GIVEN REQUEST: Transcribe the listing below from its opening line up to and including the line that contains "29.4, 27.2, 13.6]"; reproduce nothing else.
⁂
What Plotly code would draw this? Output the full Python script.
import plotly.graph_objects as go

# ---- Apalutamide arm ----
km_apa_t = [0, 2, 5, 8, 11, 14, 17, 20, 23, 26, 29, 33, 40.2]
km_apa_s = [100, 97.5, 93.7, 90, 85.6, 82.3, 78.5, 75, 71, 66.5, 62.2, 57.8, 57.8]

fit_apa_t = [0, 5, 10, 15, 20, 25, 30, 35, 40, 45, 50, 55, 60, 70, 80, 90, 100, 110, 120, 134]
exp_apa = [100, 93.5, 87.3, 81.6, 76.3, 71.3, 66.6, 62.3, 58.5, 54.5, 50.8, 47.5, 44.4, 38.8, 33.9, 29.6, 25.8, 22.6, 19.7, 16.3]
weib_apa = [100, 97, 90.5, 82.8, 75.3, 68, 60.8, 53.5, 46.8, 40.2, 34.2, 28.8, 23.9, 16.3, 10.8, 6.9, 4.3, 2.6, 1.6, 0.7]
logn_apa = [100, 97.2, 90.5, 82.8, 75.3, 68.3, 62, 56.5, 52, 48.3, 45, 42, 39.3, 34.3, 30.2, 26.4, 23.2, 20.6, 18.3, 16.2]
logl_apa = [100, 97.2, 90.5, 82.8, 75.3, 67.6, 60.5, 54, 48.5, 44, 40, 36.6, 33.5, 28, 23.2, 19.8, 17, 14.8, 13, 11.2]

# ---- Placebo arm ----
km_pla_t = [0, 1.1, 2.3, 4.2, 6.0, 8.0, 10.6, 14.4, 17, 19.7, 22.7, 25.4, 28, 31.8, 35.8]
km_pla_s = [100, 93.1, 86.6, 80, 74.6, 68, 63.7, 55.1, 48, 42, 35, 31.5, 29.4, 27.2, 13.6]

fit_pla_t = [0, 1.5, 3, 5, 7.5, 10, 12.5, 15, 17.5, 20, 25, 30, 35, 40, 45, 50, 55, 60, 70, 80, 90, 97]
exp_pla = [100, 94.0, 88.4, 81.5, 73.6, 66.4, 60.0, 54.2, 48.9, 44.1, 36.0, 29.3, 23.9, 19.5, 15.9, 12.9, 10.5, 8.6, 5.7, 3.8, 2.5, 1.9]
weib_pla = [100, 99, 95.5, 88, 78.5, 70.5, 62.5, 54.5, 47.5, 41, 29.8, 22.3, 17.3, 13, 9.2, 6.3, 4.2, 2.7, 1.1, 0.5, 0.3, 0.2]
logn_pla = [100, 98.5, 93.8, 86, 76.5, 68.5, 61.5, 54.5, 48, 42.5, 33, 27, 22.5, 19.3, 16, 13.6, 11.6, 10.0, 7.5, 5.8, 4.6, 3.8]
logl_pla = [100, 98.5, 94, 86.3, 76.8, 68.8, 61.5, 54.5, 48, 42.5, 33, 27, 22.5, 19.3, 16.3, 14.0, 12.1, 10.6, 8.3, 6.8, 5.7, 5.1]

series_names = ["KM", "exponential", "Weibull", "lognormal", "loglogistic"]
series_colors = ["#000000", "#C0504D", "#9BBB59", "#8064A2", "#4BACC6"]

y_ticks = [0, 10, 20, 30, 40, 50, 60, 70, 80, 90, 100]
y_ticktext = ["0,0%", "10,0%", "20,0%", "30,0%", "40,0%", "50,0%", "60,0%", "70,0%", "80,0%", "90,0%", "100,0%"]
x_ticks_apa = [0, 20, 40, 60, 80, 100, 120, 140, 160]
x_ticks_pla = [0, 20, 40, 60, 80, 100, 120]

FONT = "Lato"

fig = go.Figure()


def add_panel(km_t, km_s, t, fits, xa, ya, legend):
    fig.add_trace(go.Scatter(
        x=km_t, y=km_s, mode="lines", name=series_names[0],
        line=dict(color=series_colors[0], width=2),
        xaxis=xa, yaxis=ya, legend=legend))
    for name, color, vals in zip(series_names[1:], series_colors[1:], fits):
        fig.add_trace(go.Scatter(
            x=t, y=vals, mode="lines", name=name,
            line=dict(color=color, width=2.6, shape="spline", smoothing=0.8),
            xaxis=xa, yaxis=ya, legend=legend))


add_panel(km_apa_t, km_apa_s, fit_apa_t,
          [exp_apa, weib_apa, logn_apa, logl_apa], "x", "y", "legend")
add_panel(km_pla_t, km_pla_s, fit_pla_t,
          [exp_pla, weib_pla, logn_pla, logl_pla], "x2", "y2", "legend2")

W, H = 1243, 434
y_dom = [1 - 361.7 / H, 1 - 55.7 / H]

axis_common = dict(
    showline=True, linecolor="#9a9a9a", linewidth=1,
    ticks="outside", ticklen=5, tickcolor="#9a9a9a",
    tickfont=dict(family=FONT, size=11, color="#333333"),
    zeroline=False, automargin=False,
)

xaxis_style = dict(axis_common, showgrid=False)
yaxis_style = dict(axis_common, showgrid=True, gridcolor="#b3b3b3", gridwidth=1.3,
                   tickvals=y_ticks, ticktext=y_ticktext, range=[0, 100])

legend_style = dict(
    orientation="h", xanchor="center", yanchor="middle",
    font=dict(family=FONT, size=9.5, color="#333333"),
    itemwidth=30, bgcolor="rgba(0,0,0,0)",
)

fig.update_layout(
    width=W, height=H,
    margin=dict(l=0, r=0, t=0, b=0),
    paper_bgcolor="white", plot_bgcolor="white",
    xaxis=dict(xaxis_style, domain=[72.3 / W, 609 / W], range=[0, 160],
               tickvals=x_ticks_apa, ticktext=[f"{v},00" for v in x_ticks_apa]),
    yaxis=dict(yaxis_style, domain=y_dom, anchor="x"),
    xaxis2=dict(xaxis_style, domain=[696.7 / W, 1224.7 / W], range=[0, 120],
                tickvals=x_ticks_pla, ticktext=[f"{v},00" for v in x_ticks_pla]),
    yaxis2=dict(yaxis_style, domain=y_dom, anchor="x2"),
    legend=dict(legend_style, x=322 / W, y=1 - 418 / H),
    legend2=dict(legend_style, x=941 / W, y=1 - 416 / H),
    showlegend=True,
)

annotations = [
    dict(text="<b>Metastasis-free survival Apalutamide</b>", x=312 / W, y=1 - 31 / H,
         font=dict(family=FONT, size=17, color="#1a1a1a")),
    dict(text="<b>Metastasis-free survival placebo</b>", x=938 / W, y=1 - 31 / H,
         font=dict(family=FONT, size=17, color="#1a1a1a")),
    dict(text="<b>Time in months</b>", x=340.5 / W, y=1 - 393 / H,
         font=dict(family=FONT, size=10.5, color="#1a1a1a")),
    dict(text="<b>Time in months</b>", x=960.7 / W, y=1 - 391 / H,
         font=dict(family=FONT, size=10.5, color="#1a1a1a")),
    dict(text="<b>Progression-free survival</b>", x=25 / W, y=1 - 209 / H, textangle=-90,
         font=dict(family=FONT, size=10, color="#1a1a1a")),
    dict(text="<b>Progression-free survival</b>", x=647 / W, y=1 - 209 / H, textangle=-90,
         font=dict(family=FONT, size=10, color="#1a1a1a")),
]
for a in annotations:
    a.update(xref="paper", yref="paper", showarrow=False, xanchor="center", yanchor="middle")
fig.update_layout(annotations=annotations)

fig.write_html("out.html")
⁂
RESPONSE TO THE EXERCISE:
What Plotly code would draw this? Output the full Python script.
import plotly.graph_objects as go

# ---- Apalutamide arm ----
km_apa_t = [0, 2, 5, 8, 11, 14, 17, 20, 23, 26, 29, 33, 40.2]
km_apa_s = [100, 97.5, 93.7, 90, 85.6, 82.3, 78.5, 75, 71, 66.5, 62.2, 57.8, 57.8]

fit_apa_t = [0, 5, 10, 15, 20, 25, 30, 35, 40, 45, 50, 55, 60, 70, 80, 90, 100, 110, 120, 134]
exp_apa = [100, 93.5, 87.3, 81.6, 76.3, 71.3, 66.6, 62.3, 58.5, 54.5, 50.8, 47.5, 44.4, 38.8, 33.9, 29.6, 25.8, 22.6, 19.7, 16.3]
weib_apa = [100, 97, 90.5, 82.8, 75.3, 68, 60.8, 53.5, 46.8, 40.2, 34.2, 28.8, 23.9, 16.3, 10.8, 6.9, 4.3, 2.6, 1.6, 0.7]
logn_apa = [100, 97.2, 90.5, 82.8, 75.3, 68.3, 62, 56.5, 52, 48.3, 45, 42, 39.3, 34.3, 30.2, 26.4, 23.2, 20.6, 18.3, 16.2]
logl_apa = [100, 97.2, 90.5, 82.8, 75.3, 67.6, 60.5, 54, 48.5, 44, 40, 36.6, 33.5, 28, 23.2, 19.8, 17, 14.8, 13, 11.2]

# ---- Placebo arm ----
km_pla_t = [0, 1.1, 2.3, 4.2, 6.0, 8.0, 10.6, 14.4, 17, 19.7, 22.7, 25.4, 28, 31.8, 35.8]
km_pla_s = [100, 93.1, 86.6, 80, 74.6, 68, 63.7, 55.1, 48, 42, 35, 31.5, 29.4, 27.2, 13.6]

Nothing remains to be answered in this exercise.